A crônica da Tuty: “Ainda estamos aqui”

 

Da jornalista e escritora Tuty Osório:

A memória é o que me faz presente. Não por nostalgia. É um mapa que me permite voltar. Posso escolher não lembrar. Contudo, é fundamental que possa escolher. Assim é a democracia. A garantia da escolha, a presença da noção e por isso, mesmo, do tumulto.

Democracia implica em contradição, diversidade, conflito. Quem quer a ilusão da ordem não vive de verdade. Aceita oprimir e ser oprimido em nome de uma falsa harmonia. Superfícies de açúcar, porões de sangue. Lembrar é viajar. Tempo e espaço são dimensões semelhantes, afinal. Surreal e real são melhores amigos. Como a cigarra e a formiga. Raízes da mesma fábula. Palavras do mesmo radical.

Dos 5 aos 9 morei numa pequena cidade, no interior de Moçambique. Havia um só Cinema. Centro de encontros, de novidades, das conexões. Sem TV, o rádio trazia as notícias e a fantasia.
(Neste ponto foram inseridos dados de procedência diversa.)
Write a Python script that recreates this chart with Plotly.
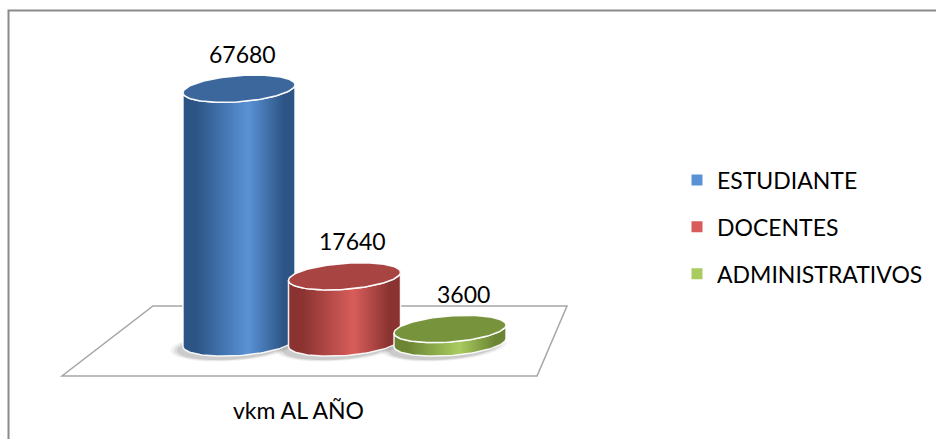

Fui locutora da rádio aos 7 anos. Ancorando um Programa Infantil. Dizia poemas, apresentava histórias, lia cartas. Era tão natural estar ali que só me apercebi daquela magia décadas depois.

Quero voltar à rádio, à rádio possível de hoje. Quero lembrar. Também pelo Cinema quero lembrar. Da sala da casa que tínhamos nos anos 70 do XX, da escola, do mar, de meus pais tão aplicados em nos educar, em estar junto. Meu pai. Um conservador amoroso e responsável com sua família. Minha mãe, uma mulher inteligente optando por ser dona de casa para ter a certeza que cuidava da família. Nós, uma família comum, classe média alta, igual, igualzinha à família de Rubens Paiva.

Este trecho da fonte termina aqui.